-- begin Provided entries --
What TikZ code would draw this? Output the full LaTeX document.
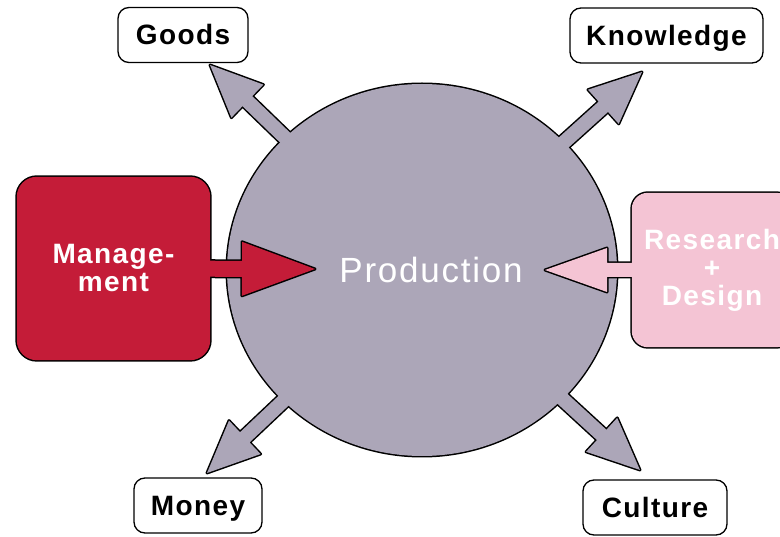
\documentclass[tikz,border=0pt]{standalone}
\usepackage{fontspec}
\setmainfont{Liberation Sans}[LetterSpace=5]
\usetikzlibrary{calc,shapes.geometric,backgrounds}
\definecolor{mred}{RGB}{196,28,56}
\definecolor{mpink}{RGB}{244,196,212}
\definecolor{pgray}{RGB}{172,166,184}
\newcommand{\fatarrow}[5]{($(#1)!#3!90:(#2)$) -- ($(#2)!#5!(#1)!#3!-90:(#1)$) -- ($(#2)!#5!(#1)!#4!-90:(#1)$) -- (#2) -- ($(#2)!#5!(#1)!#4!90:(#1)$) -- ($(#2)!#5!(#1)!#3!90:(#1)$) -- ($(#1)!#3!-90:(#2)$) -- cycle}
\tikzset{
  lbl/.style={draw=black, line width=1.3pt, rounded corners=11pt, fill=white, inner sep=0pt,
    minimum height=55pt, text height=20pt, text depth=0pt, font=\fontsize{28}{32}\selectfont\bfseries},
  bigbox/.style={inner sep=0pt, align=center, text=white,
    font=\fontsize{28}{28}\selectfont\bfseries},
  outl/.style={draw=black, line width=3pt, line join=round},
}
\begin{document}
\begin{tikzpicture}[x=1pt,y=-1pt]
\useasboundingbox (0,0) rectangle (780,537);
\clip (0,0) rectangle (780,537);

% main nodes (text only, shapes painted on background layer)
\node[ellipse, minimum width=390pt, minimum height=372pt, inner sep=0pt] (prod) at (422,270) {};
\node[text=white, font=\fontsize{35}{40}\selectfont] (ptext) at (431,270) {Production};
\node[bigbox, minimum width=193pt, minimum height=183pt] (mgmt) at (113.5,268.5) {Manage-\\ment};
\node[bigbox, minimum width=160pt, minimum height=154pt] (rd) at (712,270) {Research\\+\\Design};

% label boxes
\node[lbl, minimum width=130pt] (goods) at (183,35) {Goods};
\node[lbl, minimum width=193pt] (know) at (666.5,35.5) {Knowledge};
\node[lbl, minimum width=128pt] (money) at (198,505.5) {Money};
\node[lbl, minimum width=144pt] (cult) at (655,507.5) {Culture};

% arrow tips
\coordinate (gtip) at (210,65);
\coordinate (ktip) at (642,72);
\coordinate (mtip) at (207,473);
\coordinate (ctip) at (640,470);
\coordinate (redtip) at (315,269);
\coordinate (pinktip) at (545,270);

\begin{scope}[on background layer]
  \fill[white] (0,0) rectangle (780,537);
  % circle group
  \path[outl] (prod.center) ellipse [x radius=195pt, y radius=186pt];
  \path[outl] \fatarrow{prod.center}{gtip}{7pt}{23pt}{52pt};
  \path[outl] \fatarrow{prod.center}{ktip}{7pt}{23pt}{52pt};
  \path[outl] \fatarrow{prod.center}{mtip}{7pt}{23pt}{52pt};
  \path[outl] \fatarrow{prod.center}{ctip}{7pt}{23pt}{52pt};
  \fill[pgray] (prod.center) ellipse [x radius=195pt, y radius=186pt];
  \fill[pgray] \fatarrow{prod.center}{gtip}{7pt}{23pt}{52pt};
  \fill[pgray] \fatarrow{prod.center}{ktip}{7pt}{23pt}{52pt};
  \fill[pgray] \fatarrow{prod.center}{mtip}{7pt}{23pt}{52pt};
  \fill[pgray] \fatarrow{prod.center}{ctip}{7pt}{23pt}{52pt};
  % management group
  \path[outl, rounded corners=20pt] (mgmt.north west) rectangle (mgmt.south east);
  \path[outl] \fatarrow{mgmt.center}{redtip}{8pt}{27pt}{73pt};
  \fill[mred, rounded corners=20pt] (mgmt.north west) rectangle (mgmt.south east);
  \fill[mred] \fatarrow{mgmt.center}{redtip}{8pt}{27pt}{73pt};
  % research group
  \path[outl, rounded corners=16pt] (rd.north west) rectangle (rd.south east);
  \path[outl] \fatarrow{rd.center}{pinktip}{7pt}{22pt}{62pt};
  \fill[mpink, rounded corners=16pt] (rd.north west) rectangle (rd.south east);
  \fill[mpink] \fatarrow{rd.center}{pinktip}{7pt}{22pt}{62pt};
\end{scope}
\end{tikzpicture}
\end{document}
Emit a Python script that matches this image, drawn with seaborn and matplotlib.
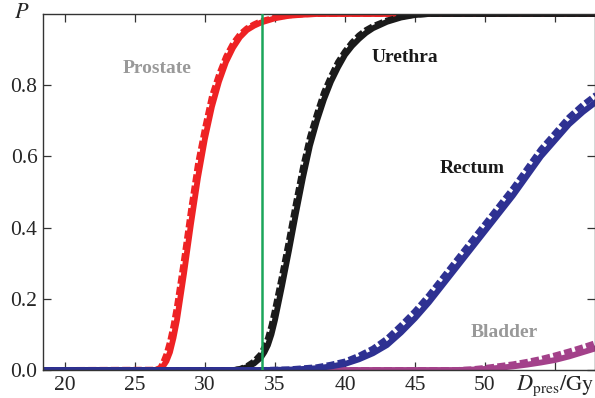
import numpy as np
import pandas as pd
import seaborn as sns
import matplotlib
matplotlib.use("Agg")
import matplotlib.pyplot as plt

# values (dose in Gy, probability P)
prostate_dose = [18.4, 26.5, 26.8, 27, 27.25, 27.5, 27.75, 28, 28.5, 29, 29.5, 30, 30.5, 31, 31.5, 32, 32.5, 33, 33.5, 34, 35, 36, 37, 38, 58]
prostate_solid = [0, 0, 0.003, 0.01, 0.025, 0.05, 0.09, 0.14, 0.27, 0.41, 0.54, 0.65, 0.74, 0.81, 0.865, 0.905, 0.935, 0.955, 0.967, 0.976, 0.988, 0.995, 0.998, 1.0, 1.0]
prostate_dash = [0, 0.001, 0.006, 0.02, 0.045, 0.08, 0.125, 0.18, 0.31, 0.45, 0.58, 0.68, 0.77, 0.83, 0.88, 0.917, 0.943, 0.96, 0.971, 0.98, 0.99, 0.996, 0.999, 1.0, 1.0]

urethra_dose = [18.4, 32, 32.5, 33, 33.5, 34, 34.25, 34.5, 34.75, 35, 35.5, 36, 36.5, 37, 37.5, 38, 38.5, 39, 39.5, 40, 40.5, 41, 41.5, 42, 43, 44, 45, 46, 58]
urethra_solid = [0, 0, 0.002, 0.008, 0.018, 0.035, 0.05, 0.07, 0.1, 0.14, 0.235, 0.335, 0.44, 0.54, 0.63, 0.70, 0.76, 0.81, 0.85, 0.885, 0.91, 0.93, 0.947, 0.96, 0.978, 0.99, 0.997, 1.0, 1.0]
urethra_dash = [0, 0, 0.003, 0.011, 0.024, 0.045, 0.065, 0.09, 0.125, 0.17, 0.265, 0.365, 0.47, 0.57, 0.655, 0.72, 0.78, 0.825, 0.865, 0.895, 0.92, 0.94, 0.955, 0.966, 0.982, 0.992, 0.998, 1.0, 1.0]

rectum_dose = [18.4, 34, 36, 38, 39, 40, 41, 42, 43, 44, 45, 46, 47, 48, 49, 50, 51, 52, 53, 54, 55, 56, 57, 58]
rectum_solid = [0, 0, 0.001, 0.005, 0.01, 0.017, 0.03, 0.047, 0.07, 0.105, 0.145, 0.19, 0.24, 0.29, 0.34, 0.39, 0.44, 0.49, 0.545, 0.60, 0.645, 0.69, 0.725, 0.755]
rectum_dash = [0, 0, 0.002, 0.008, 0.015, 0.024, 0.04, 0.06, 0.088, 0.125, 0.165, 0.21, 0.26, 0.31, 0.36, 0.41, 0.46, 0.51, 0.565, 0.62, 0.665, 0.71, 0.745, 0.775]

bladder_dose = [18.4, 48, 49, 50, 51, 52, 53, 54, 55, 56, 57, 58]
bladder_solid = [0, 0, 0.001, 0.003, 0.006, 0.01, 0.015, 0.021, 0.028, 0.038, 0.05, 0.062]
bladder_dash = [0, 0, 0.002, 0.006, 0.011, 0.016, 0.023, 0.031, 0.041, 0.052, 0.064, 0.077]

prescribed_dose = 34.1
x_ticks = [20, 25, 30, 35, 40, 45, 50, 55]
x_tick_labels = ["20", "25", "30", "35", "40", "45", "50", ""]
y_ticks = [0.0, 0.2, 0.4, 0.6, 0.8]

organs = [
    # name, dose, solid, dashed, color, label pos, label color
    ("Bladder", bladder_dose, bladder_solid, bladder_dash, "#a3418a", (51.4, 0.104), "#999999"),
    ("Prostate", prostate_dose, prostate_solid, prostate_dash, "#ee2224", (26.6, 0.848), "#999999"),
    ("Urethra", urethra_dose, urethra_solid, urethra_dash, "#1a1a1a", (44.3, 0.879), "#1a1a1a"),
    ("Rectum", rectum_dose, rectum_solid, rectum_dash, "#2e3192", (49.1, 0.567), "#1a1a1a"),
]

sns.set_style("ticks")
plt.rcParams["font.family"] = ["Liberation Serif", "DejaVu Serif"]
plt.rcParams["mathtext.fontset"] = "stix"

fig = plt.figure(figsize=(5.95, 3.98), dpi=100)
ax = fig.add_axes([43 / 595, 28 / 398, 552 / 595, 356 / 398])

for name, dose, solid, dash, color, pos, lab_color in organs:
    df = pd.DataFrame({"dose": dose, "solid": solid, "dash": dash})
    sns.lineplot(data=df, x="dose", y="dash", ax=ax, color=color, lw=4.2,
                 linestyle=(0, (1.4, 0.55)), solid_capstyle="butt")
    sns.lineplot(data=df, x="dose", y="solid", ax=ax, color=color, lw=4.2,
                 solid_joinstyle="round")
    ax.text(pos[0], pos[1], name, color=lab_color, fontsize=14, fontweight="bold",
            ha="center", va="center")

ax.axvline(prescribed_dose, color="#1ba55a", lw=1.8, zorder=5)

ax.set_xlim(18.43, 57.86)
ax.set_ylim(0, 1)
ax.set_xticks(x_ticks)
ax.set_xticklabels(x_tick_labels)
ax.set_yticks(y_ticks)
ax.set_yticklabels([f"{v:.1f}" for v in y_ticks])
ax.set_xlabel("")
ax.set_ylabel("")
ax.tick_params(direction="in", length=6, width=0.9, labelsize=15.5, color="#333333",
               top=True, right=True, pad=4)
for s in ax.spines.values():
    s.set_linewidth(1.0)
    s.set_color("#333333")

ax.text(-0.025, 1.0, "$P$", transform=ax.transAxes, fontsize=16, ha="right", va="center")
ax.text(57.8, -0.045, r"$D_{\mathrm{pres}}/\mathrm{Gy}$", fontsize=16, ha="right", va="center",
        clip_on=False)

fig.savefig("out.png", dpi=100)
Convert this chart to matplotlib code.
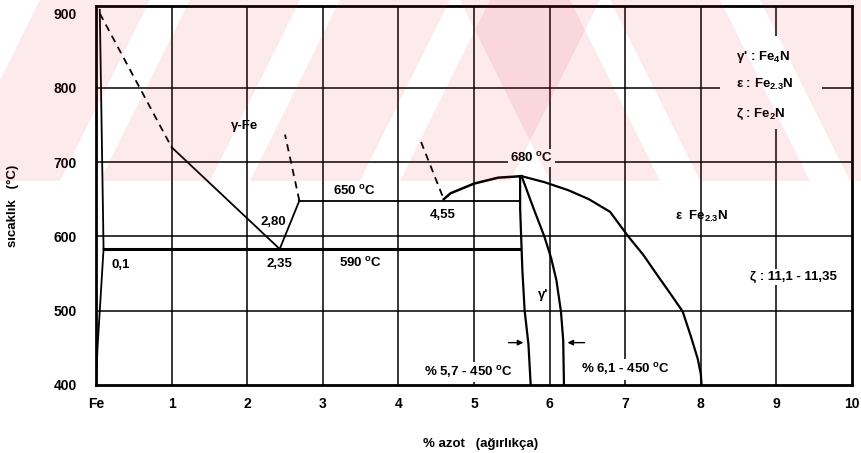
import matplotlib
matplotlib.use("Agg")
import matplotlib.pyplot as plt
from matplotlib.patches import Polygon, Rectangle

# --- Fe-N faz diyagramı verileri (ağırlıkça % azot, °C) ---
alpha_top_x = [0.05, 0.1]
alpha_top_y = [905, 583]
alpha_solvus_x = [0.1, 0.08, 0.05, 0.02, 0.0]
alpha_solvus_y = [583, 550, 500, 450, 400]

gamma_dash1_x = [0.05, 1.0]
gamma_dash1_y = [900, 720]
gamma_left_x = [1.0, 2.43]
gamma_left_y = [720, 583]
gamma_right_x = [2.43, 2.69]
gamma_right_y = [583, 648]
gamma_dash2_x = [2.69, 2.5]
gamma_dash2_y = [648, 737]

eutectoid_x = [0.1, 5.6]
eutectoid_y = [583, 583]
iso650_x = [2.69, 5.6]
iso650_y = [648, 648]

dash3_x = [4.3, 4.6]
dash3_y = [727, 650]
liquidus_x = [4.6, 4.69, 5.0, 5.32, 5.63]
liquidus_y = [650, 658, 671, 679, 681]

gp_left_x = [5.61, 5.61, 5.64, 5.67, 5.72, 5.75]
gp_left_y = [681, 638, 554, 500, 455, 400]
gp_right_x = [5.63, 5.79, 5.93, 6.02, 6.09, 6.15, 6.18, 6.19]
gp_right_y = [681, 637, 600, 571, 541, 499, 460, 400]

eps_x = [5.63, 5.93, 6.25, 6.52, 6.80, 7.04, 7.24, 7.41, 7.59, 7.76,
         7.87, 7.96, 8.0, 8.01]
eps_y = [681, 673, 662, 650, 633, 600, 575, 550, 524, 499,
         465, 435, 415, 400]

arrow_left = (5.42, 5.69, 457)
arrow_right = (6.5, 6.2, 457)

x_ticks = [0, 1, 2, 3, 4, 5, 6, 7, 8, 9, 10]
x_ticklabels = ["Fe", "1", "2", "3", "4", "5", "6", "7", "8", "9", "10"]
y_ticks = [400, 500, 600, 700, 800, 900]

deg = r"$^{\mathrm{o}}$C"
labels = [
    ("\u03b3-Fe", 1.97, 749, False),
    ("2,80", 2.34, 620, False),
    ("2,35", 2.43, 563, False),
    ("0,1", 0.33, 562, False),
    ("590 " + deg, 3.5, 564, False),
    ("650 " + deg, 3.42, 661, False),
    ("4,55", 4.58, 629, False),
    ("680 " + deg, 5.76, 705, True),
    ("\u03b3'", 5.92, 521, False),
    ("\u03b5  Fe$_{\\mathrm{2.3}}$N", 8.01, 627, False),
    ("\u03b6 : 11,1 - 11,35", 9.23, 545, True),
    ("% 5,7 - 450 " + deg, 4.92, 418, True),
    ("% 6,1 - 450 " + deg, 7.0, 421, True),
]
legend_lines = ["\u03b3' : Fe$_{\\mathrm{4}}$N",
                "\u03b5 : Fe$_{\\mathrm{2.3}}$N",
                "\u03b6 : Fe$_{\\mathrm{2}}$N"]
legend_y = [841, 804, 764]

plt.rcParams["font.family"] = ["Liberation Sans", "DejaVu Sans"]
plt.rcParams["font.weight"] = "bold"
plt.rcParams["axes.labelweight"] = "bold"
plt.rcParams["mathtext.fontset"] = "custom"
plt.rcParams["mathtext.rm"] = "Liberation Sans:bold"
plt.rcParams["mathtext.it"] = "Liberation Sans:bold"
plt.rcParams["mathtext.bf"] = "Liberation Sans:bold"

fig = plt.figure(figsize=(8.62, 4.53), dpi=100)
ax = fig.add_axes([96 / 862, 68 / 453, 756 / 862, 379 / 453])
ax.set_xlim(0, 10)
ax.set_ylim(400, 910)

for x in range(1, 10):
    ax.axvline(x, color="black", lw=1.1, zorder=1)
for y in [500, 600, 700, 800]:
    ax.axhline(y, color="black", lw=1.1, zorder=1)

lk = dict(color="black", lw=1.3, zorder=3)
ax.plot(alpha_top_x, alpha_top_y, **lk)
ax.plot(alpha_solvus_x, alpha_solvus_y, **lk)
ax.plot(gamma_left_x, gamma_left_y, **lk)
ax.plot(gamma_right_x, gamma_right_y, **lk)
ax.plot(eutectoid_x, eutectoid_y, color="black", lw=2.2, zorder=3)
ax.plot(iso650_x, iso650_y, **lk)
ax.plot(liquidus_x, liquidus_y, color="black", lw=1.8, zorder=3)
ax.plot(gp_left_x, gp_left_y, color="black", lw=1.6, zorder=3)
ax.plot(gp_right_x, gp_right_y, color="black", lw=1.6, zorder=3)
ax.plot(eps_x, eps_y, color="black", lw=1.6, zorder=3)

dk = dict(color="black", lw=1.3, ls=(0, (4, 3)), zorder=3)
ax.plot(gamma_dash1_x, gamma_dash1_y, **dk)
ax.plot(gamma_dash2_x, gamma_dash2_y, **dk)
ax.plot(dash3_x, dash3_y, **dk)

for x0, x1, y in [arrow_left, arrow_right]:
    ax.annotate("", xy=(x1, y), xytext=(x0, y),
                arrowprops=dict(arrowstyle="-|>", color="black", lw=1.0,
                                mutation_scale=8), zorder=4)

for txt, x, y, box in labels:
    kw = {}
    if box:
        kw["bbox"] = dict(facecolor="white", edgecolor="none", pad=1.5)
    ax.text(x, y, txt, ha="center", va="center", fontsize=9.5, zorder=5, **kw)

ax.add_patch(Rectangle((8.25, 745), 1.35, 125, facecolor="white",
                       edgecolor="none", zorder=2))
for txt, y in zip(legend_lines, legend_y):
    ax.text(8.47, y, txt, ha="left", va="center", fontsize=9.5, zorder=5)

ax.set_xticks(x_ticks)
ax.set_xticklabels(x_ticklabels)
ax.set_yticks(y_ticks)
ax.tick_params(length=0, labelsize=10)
ax.tick_params(axis="x", pad=9)
ax.tick_params(axis="y", pad=14)
for s in ax.spines.values():
    s.set_linewidth(2)

ax.set_xlabel("% azot   (a\u011f\u0131rl\u0131k\u00e7a)", fontsize=9.5)
ax.xaxis.set_label_coords(0.509, -0.14)
ax.set_ylabel("s\u0131cakl\u0131k   (\u00b0C)", fontsize=9.5)
ax.yaxis.set_label_coords(-0.102, 0.472)

# tarama filigranı (pembe çapraz şeritler)
W, H = 862, 453
band = Rectangle((0, 1 - 181 / H), 1, 181 / H, transform=fig.transFigure)
for x0 in range(-200, 1000, 150):
    if x0 < 430:
        pts = [(x0, 181), (x0 + 110, 181), (x0 + 200, 0), (x0 + 90, 0)]
    else:
        pts = [(x0, 181), (x0 + 110, 181), (x0 + 20, 0), (x0 - 90, 0)]
    poly = Polygon([(px / W, 1 - py / H) for px, py in pts], closed=True,
                   transform=fig.transFigure, facecolor="#e8193c",
                   edgecolor="none", alpha=0.09, zorder=10)
    poly.set_clip_path(band)
    fig.add_artist(poly)

plt.savefig("out.png", dpi=100)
-- end Provided entries --
▶ **Goal of the exercise**
From the data above, copy each line where the string "code" appears.

▶ **Written solution**
What TikZ code would draw this? Output the full LaTeX document.
Convert this chart to matplotlib code.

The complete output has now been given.